Prayers from "The Priest's Book of Private Devotion"
Originally Compiled and Arranged by 
J. Oldknow, D.D. and A.D. Crake
Newly Revised by the Rev'd
John Stobbart
A.R. Mowbray & Co., London


  1. this is most helpful... Where did you find these prayers? I've not found much in the way of preparing myself to hear confession.

  2. I believe these come from one of the "Manuals for Clergy" popular among Anglo-Catholics earlier in the 20th century. That is the usual source for such things. If I can find the original, I will cite it (something I should have done earlier, obviously). Glad you found it helpful. BLF+

  3. thank you. Any idea where one might locate these texts? A website or publisher? A bit difficult to track down it appears. JPB+

  4. I believe you will have to scour the used-book market for these. I'm not sure if a scanned version of this manual is on the web (an earlier version, perhaps the first from the 19th century, is available as I remember). Like most such things, it will be dear. The best way to come upon a copy is to get to know older clergy who are retiring and ask if they are interested in getting rid of some of their books!

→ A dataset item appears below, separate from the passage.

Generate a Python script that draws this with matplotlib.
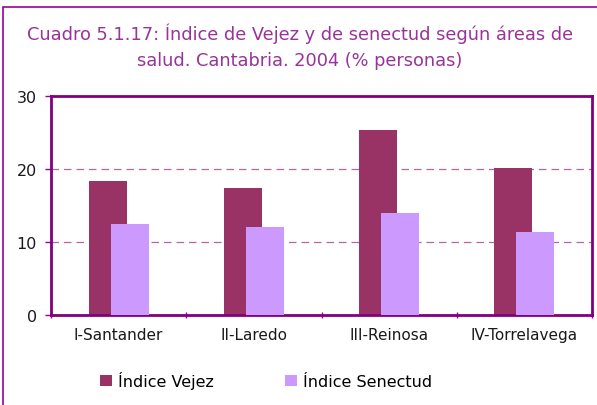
import matplotlib.pyplot as plt
import numpy as np
from matplotlib.patches import Rectangle

# Data
areas = ['I-Santander', 'II-Laredo', 'III-Reinosa', 'IV-Torrelavega']
vejez = [18.4, 17.4, 25.3, 20.1]
senectud = [12.5, 12.1, 14.0, 11.4]

W, H = 597, 406
fig = plt.figure(figsize=(W / 100, H / 100), dpi=100)

# outer frame (cut off at right/bottom like the original)
fig.patches.append(Rectangle((3 / W, -0.05), 1.05, (H - 8) / H + 0.05,
                             transform=fig.transFigure, fill=False,
                             edgecolor='#990099', linewidth=1.2))

ax = fig.add_axes([51 / W, (H - 316) / H, 541 / W, 219 / H])

x = np.arange(len(areas))
bw = 0.28
ax.bar(x - 0.081, vejez, bw, color='#993366', label='Índice Vejez', zorder=2)
ax.bar(x + 0.081, senectud, bw, color='#CC99FF', label='Índice Senectud', zorder=3)

ax.set_xlim(-0.5, len(areas) - 0.5)
ax.set_ylim(0, 30)
ax.set_yticks([0, 10, 20, 30])
ax.set_xticks(x)
ax.set_xticklabels(areas)
ax.set_xticks(np.arange(len(areas) + 1) - 0.5, minor=True)
ax.tick_params(axis='x', which='major', length=0, pad=9, labelsize=11, labelcolor='#1a1a1a')
ax.tick_params(axis='x', which='minor', length=5, color='#990099', width=1, direction='inout')
ax.tick_params(axis='y', length=4, color='#990099', width=1, labelsize=11.5,
               labelcolor='#1a1a1a', pad=6)

for y in [10, 20]:
    ax.axhline(y, color='#B8669E', linestyle=(0, (6, 4)), linewidth=0.9, zorder=1)

for s in ax.spines.values():
    s.set_color('#800080')
    s.set_linewidth(2)

fig.text(300 / W, (H - 46.5) / H,
         'Cuadro 5.1.17: Índice de Vejez y de senectud según áreas de\nsalud. Cantabria. 2004 (% personas)',
         ha='center', va='center', color='#993399', fontsize=12.8, linespacing=1.55)

fig.legend(loc='center', bbox_to_anchor=(266 / W, (H - 381) / H), ncol=2,
           frameon=False, fontsize=11.5, handlelength=0.75, handleheight=0.75,
           handletextpad=0.35, columnspacing=4.5)

fig.savefig('out.png', dpi=100)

  5. I did find the citation and put it in the text now. Thanks for spotting this omission. I suppose I have grown used to assuming no-one is actually paying attention to this stuff. That'll teach me!

  6. I certainly appreciate this. I know the feeling. I've already tracked down a copy. Best, JPB+

  7. Well done, Father! There is a great deal that I have found useful/adapted for my own context in this book. It is part of a small library of (small) books I've developed over the years that addresses the large number of pastoral and prayer needs not covered in the standard and official texts. Blessings on the season...


  8. JMJ

    Thank you for these prayers! I've been looking for a prayer to pray for my confessor before Confession, and the top one will adapt nicely :).

  9. Delighted to hear it. I am very happy to know that there are those who find these prayers useful...and adapt them to the needs of a living faith! Blessings!